= Equitable recoupment =

Equitable recoupment is a judicially created defense most commonly applied in legal cases in the federal and state tax systems of the U.S. This doctrine can allow, under specific circumstances, the government to defeat a refund claim or a taxpayer to avoid an assessment on the basis of a past underpayment or overpayment that is outside the statute of limitations period.

Although many of the applications are in cases involving tax law, it also has been applied to cases where revenue from the use of city property had been overpaid in terms of revenue due to the city, as was found in Grace v. City of Carlsbad.

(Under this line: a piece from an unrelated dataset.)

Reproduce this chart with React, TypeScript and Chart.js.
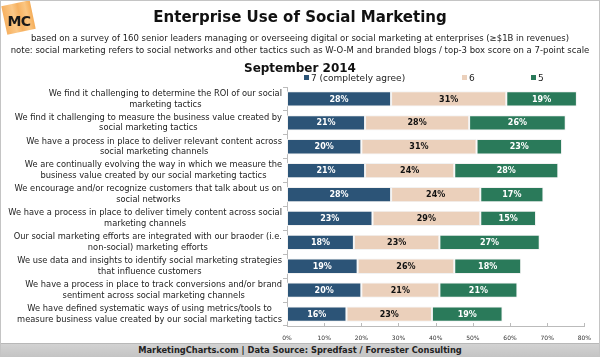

== Specific requirements ==
The specific conditions for equitable recoupment to be considered are:

1. The overpayment or money that is due for of offset is barred by time (an expired period of limitations).
2. The time-barred overpayment or deficiency arose out of the same transaction, item, or taxable event as the overpayment or deficiency before the court.
3. The transaction, item, or taxable event has been inconsistently subjected to two taxes.
4. If the transaction, item, or taxable event involves two or more taxpayers, there is sufficient identity of interest between the taxpayers subject to the two taxes that the taxpayers should be treated as one.

Source:

== Case history ==
In Wisconsin Department of Revenue v. Van Engel, 230 Wis. 2d 607, 609 (Wis. Ct. App. 1999), the court had ruled that equitable recoupment can only occur when:

- An untimely refund claim would be set off against the timely assessment occurs within the same transaction or tax year.
- It can be used as a defense to an assessment made during the same transaction or tax period.
In Grace v. City of Carlsbad, 126 N.M. 95 (N.M. Ct. App. 1998), the City of Carlsbad had received an overpayment of oil and gas royalties on its city property. The oil and gas operator, Corinne B. Grace, applied the theory of equitable recourse in the hearing as a way to recover the overpayment, as a way around the expiration of the statute of limitations time period.